____ Data provided
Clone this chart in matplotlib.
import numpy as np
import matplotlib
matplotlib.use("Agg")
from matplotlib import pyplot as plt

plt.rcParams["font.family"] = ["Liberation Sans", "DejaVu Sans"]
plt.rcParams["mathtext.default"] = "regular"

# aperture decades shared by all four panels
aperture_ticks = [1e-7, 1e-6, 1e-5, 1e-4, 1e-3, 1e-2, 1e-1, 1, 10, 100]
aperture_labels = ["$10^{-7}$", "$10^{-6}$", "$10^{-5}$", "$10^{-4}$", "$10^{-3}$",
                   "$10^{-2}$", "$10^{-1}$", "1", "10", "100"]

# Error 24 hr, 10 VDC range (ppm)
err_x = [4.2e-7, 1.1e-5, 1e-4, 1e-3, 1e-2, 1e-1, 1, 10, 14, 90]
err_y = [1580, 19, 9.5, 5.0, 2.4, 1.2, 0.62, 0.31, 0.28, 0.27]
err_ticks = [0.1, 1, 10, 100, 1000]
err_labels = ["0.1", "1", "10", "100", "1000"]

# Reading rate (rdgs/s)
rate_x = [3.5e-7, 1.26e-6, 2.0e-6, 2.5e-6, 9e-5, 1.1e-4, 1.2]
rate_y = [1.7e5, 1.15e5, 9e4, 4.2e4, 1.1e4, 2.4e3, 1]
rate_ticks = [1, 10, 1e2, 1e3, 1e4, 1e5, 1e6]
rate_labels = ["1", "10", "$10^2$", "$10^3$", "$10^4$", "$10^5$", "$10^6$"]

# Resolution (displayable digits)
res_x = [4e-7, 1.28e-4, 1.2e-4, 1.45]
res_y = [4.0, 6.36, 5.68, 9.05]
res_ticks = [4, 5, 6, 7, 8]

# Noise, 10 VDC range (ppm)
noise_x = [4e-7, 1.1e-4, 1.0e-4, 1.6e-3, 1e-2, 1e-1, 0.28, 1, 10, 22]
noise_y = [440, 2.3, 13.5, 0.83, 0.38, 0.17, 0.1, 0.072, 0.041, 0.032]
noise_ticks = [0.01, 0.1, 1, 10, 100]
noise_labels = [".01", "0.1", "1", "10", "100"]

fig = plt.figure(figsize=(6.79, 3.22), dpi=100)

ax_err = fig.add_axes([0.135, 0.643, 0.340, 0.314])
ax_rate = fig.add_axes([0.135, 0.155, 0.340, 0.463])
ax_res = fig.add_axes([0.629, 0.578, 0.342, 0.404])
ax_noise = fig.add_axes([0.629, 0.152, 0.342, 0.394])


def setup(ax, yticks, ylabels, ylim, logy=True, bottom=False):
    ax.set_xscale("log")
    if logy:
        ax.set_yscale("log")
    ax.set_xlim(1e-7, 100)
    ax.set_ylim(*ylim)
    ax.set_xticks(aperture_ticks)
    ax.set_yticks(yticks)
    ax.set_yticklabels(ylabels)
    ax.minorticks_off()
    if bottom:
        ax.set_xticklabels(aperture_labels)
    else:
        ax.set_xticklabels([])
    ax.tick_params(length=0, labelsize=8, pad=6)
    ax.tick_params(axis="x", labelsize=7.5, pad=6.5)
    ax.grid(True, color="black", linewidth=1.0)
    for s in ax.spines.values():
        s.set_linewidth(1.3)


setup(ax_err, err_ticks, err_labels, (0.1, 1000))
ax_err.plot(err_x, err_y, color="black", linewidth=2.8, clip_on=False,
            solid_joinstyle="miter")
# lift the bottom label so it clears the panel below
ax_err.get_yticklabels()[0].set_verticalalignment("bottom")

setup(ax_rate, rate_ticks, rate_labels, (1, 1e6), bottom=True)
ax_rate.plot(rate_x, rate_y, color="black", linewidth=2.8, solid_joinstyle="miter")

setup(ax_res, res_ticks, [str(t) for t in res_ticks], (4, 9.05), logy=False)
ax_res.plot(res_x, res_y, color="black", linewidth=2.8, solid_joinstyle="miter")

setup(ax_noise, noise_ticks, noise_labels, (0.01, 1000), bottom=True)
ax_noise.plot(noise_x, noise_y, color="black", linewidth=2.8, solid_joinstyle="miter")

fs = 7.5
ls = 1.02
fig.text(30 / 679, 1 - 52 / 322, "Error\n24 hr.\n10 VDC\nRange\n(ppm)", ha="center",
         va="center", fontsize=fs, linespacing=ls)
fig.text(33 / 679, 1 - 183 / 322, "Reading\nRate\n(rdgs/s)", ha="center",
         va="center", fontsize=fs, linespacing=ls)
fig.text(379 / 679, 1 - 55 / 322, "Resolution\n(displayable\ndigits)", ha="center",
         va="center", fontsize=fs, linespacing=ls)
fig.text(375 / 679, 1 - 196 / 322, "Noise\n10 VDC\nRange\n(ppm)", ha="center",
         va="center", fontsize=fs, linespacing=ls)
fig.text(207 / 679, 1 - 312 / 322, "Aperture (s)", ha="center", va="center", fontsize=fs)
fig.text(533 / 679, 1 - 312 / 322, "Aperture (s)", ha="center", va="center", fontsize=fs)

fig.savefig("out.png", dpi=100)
________
Written instruction. Copy down the material exactly as written.

Response to this task.
Clone this chart in matplotlib.
import numpy as np
import matplotlib
matplotlib.use("Agg")
from matplotlib import pyplot as plt

plt.rcParams["font.family"] = ["Liberation Sans", "DejaVu Sans"]
plt.rcParams["mathtext.default"] = "regular"

# aperture decades shared by all four panels
aperture_ticks = [1e-7, 1e-6, 1e-5, 1e-4, 1e-3, 1e-2, 1e-1, 1, 10, 100]
aperture_labels = ["$10^{-7}$", "$10^{-6}$", "$10^{-5}$", "$10^{-4}$", "$10^{-3}$",
                   "$10^{-2}$", "$10^{-1}$", "1", "10", "100"]

# Error 24 hr, 10 VDC range (ppm)
err_x = [4.2e-7, 1.1e-5, 1e-4, 1e-3, 1e-2, 1e-1, 1, 10, 14, 90]
err_y = [1580, 19, 9.5, 5.0, 2.4, 1.2, 0.62, 0.31, 0.28, 0.27]
err_ticks = [0.1, 1, 10, 100, 1000]
err_labels = ["0.1", "1", "10", "100", "1000"]

# Reading rate (rdgs/s)
rate_x = [3.5e-7, 1.26e-6, 2.0e-6, 2.5e-6, 9e-5, 1.1e-4, 1.2]
rate_y = [1.7e5, 1.15e5, 9e4, 4.2e4, 1.1e4, 2.4e3, 1]
rate_ticks = [1, 10, 1e2, 1e3, 1e4, 1e5, 1e6]
rate_labels = ["1", "10", "$10^2$", "$10^3$", "$10^4$", "$10^5$", "$10^6$"]

# Resolution (displayable digits)
res_x = [4e-7, 1.28e-4, 1.2e-4, 1.45]
res_y = [4.0, 6.36, 5.68, 9.05]
res_ticks = [4, 5, 6, 7, 8]

# Noise, 10 VDC range (ppm)
noise_x = [4e-7, 1.1e-4, 1.0e-4, 1.6e-3, 1e-2, 1e-1, 0.28, 1, 10, 22]
noise_y = [440, 2.3, 13.5, 0.83, 0.38, 0.17, 0.1, 0.072, 0.041, 0.032]
noise_ticks = [0.01, 0.1, 1, 10, 100]
noise_labels = [".01", "0.1", "1", "10", "100"]

fig = plt.figure(figsize=(6.79, 3.22), dpi=100)

ax_err = fig.add_axes([0.135, 0.643, 0.340, 0.314])
ax_rate = fig.add_axes([0.135, 0.155, 0.340, 0.463])
ax_res = fig.add_axes([0.629, 0.578, 0.342, 0.404])
ax_noise = fig.add_axes([0.629, 0.152, 0.342, 0.394])


def setup(ax, yticks, ylabels, ylim, logy=True, bottom=False):
    ax.set_xscale("log")
    if logy:
        ax.set_yscale("log")
    ax.set_xlim(1e-7, 100)
    ax.set_ylim(*ylim)
    ax.set_xticks(aperture_ticks)
    ax.set_yticks(yticks)
    ax.set_yticklabels(ylabels)
    ax.minorticks_off()
    if bottom:
        ax.set_xticklabels(aperture_labels)
    else:
        ax.set_xticklabels([])
    ax.tick_params(length=0, labelsize=8, pad=6)
    ax.tick_params(axis="x", labelsize=7.5, pad=6.5)
    ax.grid(True, color="black", linewidth=1.0)
    for s in ax.spines.values():
        s.set_linewidth(1.3)


setup(ax_err, err_ticks, err_labels, (0.1, 1000))
ax_err.plot(err_x, err_y, color="black", linewidth=2.8, clip_on=False,
            solid_joinstyle="miter")
# lift the bottom label so it clears the panel below
ax_err.get_yticklabels()[0].set_verticalalignment("bottom")

setup(ax_rate, rate_ticks, rate_labels, (1, 1e6), bottom=True)
ax_rate.plot(rate_x, rate_y, color="black", linewidth=2.8, solid_joinstyle="miter")

setup(ax_res, res_ticks, [str(t) for t in res_ticks], (4, 9.05), logy=False)
ax_res.plot(res_x, res_y, color="black", linewidth=2.8, solid_joinstyle="miter")

setup(ax_noise, noise_ticks, noise_labels, (0.01, 1000), bottom=True)
ax_noise.plot(noise_x, noise_y, color="black", linewidth=2.8, solid_joinstyle="miter")

fs = 7.5
ls = 1.02
fig.text(30 / 679, 1 - 52 / 322, "Error\n24 hr.\n10 VDC\nRange\n(ppm)", ha="center",
         va="center", fontsize=fs, linespacing=ls)
fig.text(33 / 679, 1 - 183 / 322, "Reading\nRate\n(rdgs/s)", ha="center",
         va="center", fontsize=fs, linespacing=ls)
fig.text(379 / 679, 1 - 55 / 322, "Resolution\n(displayable\ndigits)", ha="center",
         va="center", fontsize=fs, linespacing=ls)
fig.text(375 / 679, 1 - 196 / 322, "Noise\n10 VDC\nRange\n(ppm)", ha="center",
         va="center", fontsize=fs, linespacing=ls)
fig.text(207 / 679, 1 - 312 / 322, "Aperture (s)", ha="center", va="center", fontsize=fs)
fig.text(533 / 679, 1 - 312 / 322, "Aperture (s)", ha="center", va="center", fontsize=fs)

fig.savefig("out.png", dpi=100)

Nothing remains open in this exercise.